- SOURCE DATA -
================

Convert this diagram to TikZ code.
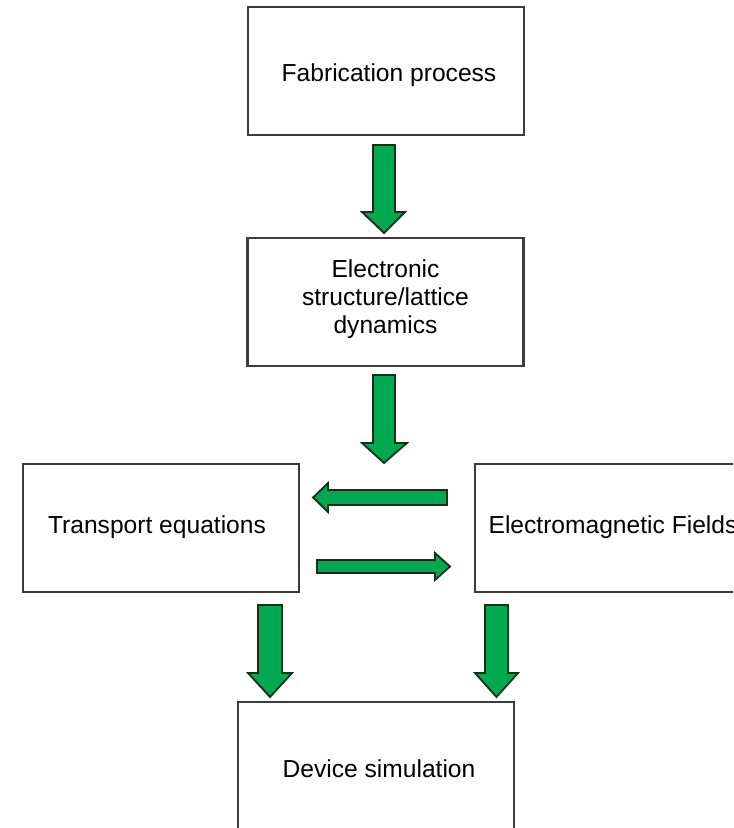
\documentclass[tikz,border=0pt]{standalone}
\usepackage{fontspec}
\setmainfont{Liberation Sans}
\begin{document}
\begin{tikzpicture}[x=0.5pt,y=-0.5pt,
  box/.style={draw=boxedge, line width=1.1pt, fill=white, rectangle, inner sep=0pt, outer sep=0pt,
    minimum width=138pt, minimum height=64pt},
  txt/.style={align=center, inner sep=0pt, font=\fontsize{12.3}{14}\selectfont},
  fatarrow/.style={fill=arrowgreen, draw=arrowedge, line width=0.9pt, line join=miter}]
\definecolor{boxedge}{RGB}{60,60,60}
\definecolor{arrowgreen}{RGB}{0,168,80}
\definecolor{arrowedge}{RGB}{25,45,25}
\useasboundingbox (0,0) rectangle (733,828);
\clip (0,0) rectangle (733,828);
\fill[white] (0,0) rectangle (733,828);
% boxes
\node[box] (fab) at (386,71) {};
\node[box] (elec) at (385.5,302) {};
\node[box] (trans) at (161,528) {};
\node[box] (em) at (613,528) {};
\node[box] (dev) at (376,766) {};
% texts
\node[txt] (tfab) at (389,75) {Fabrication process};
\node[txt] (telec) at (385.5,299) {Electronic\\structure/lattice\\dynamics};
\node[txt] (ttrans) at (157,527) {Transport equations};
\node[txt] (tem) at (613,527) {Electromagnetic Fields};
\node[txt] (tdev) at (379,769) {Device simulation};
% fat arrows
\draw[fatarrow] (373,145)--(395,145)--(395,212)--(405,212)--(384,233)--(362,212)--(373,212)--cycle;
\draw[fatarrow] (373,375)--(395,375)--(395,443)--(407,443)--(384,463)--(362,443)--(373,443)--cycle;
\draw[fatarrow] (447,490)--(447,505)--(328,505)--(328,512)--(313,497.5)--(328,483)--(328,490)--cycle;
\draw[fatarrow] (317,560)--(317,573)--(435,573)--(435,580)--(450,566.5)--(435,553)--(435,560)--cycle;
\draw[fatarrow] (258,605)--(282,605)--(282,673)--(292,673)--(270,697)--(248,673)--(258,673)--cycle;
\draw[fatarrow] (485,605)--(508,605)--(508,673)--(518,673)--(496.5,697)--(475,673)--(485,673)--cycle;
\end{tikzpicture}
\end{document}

================

- PROBLEM STATEMENT -
Write out the material above once more, exactly as it reads, with no pictures.

- FULL OUTPUT -
Convert this diagram to TikZ code.
\documentclass[tikz,border=0pt]{standalone}
\usepackage{fontspec}
\setmainfont{Liberation Sans}
\begin{document}
\begin{tikzpicture}[x=0.5pt,y=-0.5pt,
  box/.style={draw=boxedge, line width=1.1pt, fill=white, rectangle, inner sep=0pt, outer sep=0pt,
    minimum width=138pt, minimum height=64pt},
  txt/.style={align=center, inner sep=0pt, font=\fontsize{12.3}{14}\selectfont},
  fatarrow/.style={fill=arrowgreen, draw=arrowedge, line width=0.9pt, line join=miter}]
\definecolor{boxedge}{RGB}{60,60,60}
\definecolor{arrowgreen}{RGB}{0,168,80}
\definecolor{arrowedge}{RGB}{25,45,25}
\useasboundingbox (0,0) rectangle (733,828);
\clip (0,0) rectangle (733,828);
\fill[white] (0,0) rectangle (733,828);
% boxes
\node[box] (fab) at (386,71) {};
\node[box] (elec) at (385.5,302) {};
\node[box] (trans) at (161,528) {};
\node[box] (em) at (613,528) {};
\node[box] (dev) at (376,766) {};
% texts
\node[txt] (tfab) at (389,75) {Fabrication process};
\node[txt] (telec) at (385.5,299) {Electronic\\structure/lattice\\dynamics};
\node[txt] (ttrans) at (157,527) {Transport equations};
\node[txt] (tem) at (613,527) {Electromagnetic Fields};
\node[txt] (tdev) at (379,769) {Device simulation};
% fat arrows
\draw[fatarrow] (373,145)--(395,145)--(395,212)--(405,212)--(384,233)--(362,212)--(373,212)--cycle;
\draw[fatarrow] (373,375)--(395,375)--(395,443)--(407,443)--(384,463)--(362,443)--(373,443)--cycle;
\draw[fatarrow] (447,490)--(447,505)--(328,505)--(328,512)--(313,497.5)--(328,483)--(328,490)--cycle;
\draw[fatarrow] (317,560)--(317,573)--(435,573)--(435,580)--(450,566.5)--(435,553)--(435,560)--cycle;
\draw[fatarrow] (258,605)--(282,605)--(282,673)--(292,673)--(270,697)--(248,673)--(258,673)--cycle;
\draw[fatarrow] (485,605)--(508,605)--(508,673)--(518,673)--(496.5,697)--(475,673)--(485,673)--cycle;
\end{tikzpicture}
\end{document}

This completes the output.